From Debian and Gentoo we have learned:

1)  Move to a new kernel as soon as possible if there is a serious security problem fix.

2)  Your box shouldn't trust anyone at all except root.

3)  You never know what people on the internet are trying to do :-/

4)  When something does happen, image the drives for evidence and do a clean install right away  :Smile: 

These are in no way new -- I just think they're good reinforcements of the things we've been told ever since we were n00bs.

----------

## Senso

 *Quote:*   

> rsync 2.5.6 security advisory
> 
> -----------------------------
> 
> December 4th 2003
> ...

 

----------

## cdunham

Um, there don't seem to be any gentoo-sources for >2.4.20 that aren't ~x86... I can get around this temporarily, but I would think some status upgrades are in order to get the new versions out. I never run ~x86 on production systems (here's a good exception), I'm sure others don't either...

----------

## cdunham

Well, gentoo-sources-2.4.20-r9 supposedly has the patch...

----------

## tomchuk

 *Saubloed wrote:*   

> GLSA: rsync.gentoo.org rotation server compromised 
> 
> Where is the official gentoo-announce mailing list archive?
> 
> 

 

The lists are available from the "lists" link on the main gentoo.org page. Just send a blank email to gentoo-announce-subscribe AT gentoo.org.
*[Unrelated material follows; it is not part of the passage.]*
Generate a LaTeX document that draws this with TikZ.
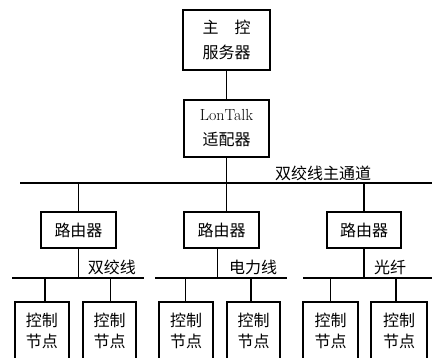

It's a very low volume list, and GLSA's are posted in a very timely manner.

----------

## punter

I read this forum plus another similar which is now moved to duplicates.

I didn't find an answer to this question however:

"How was the exploit noticed ?"

There's a good chance it was posted and I missed it, can someone link me to the correct place.

Thanks,

Shane

----------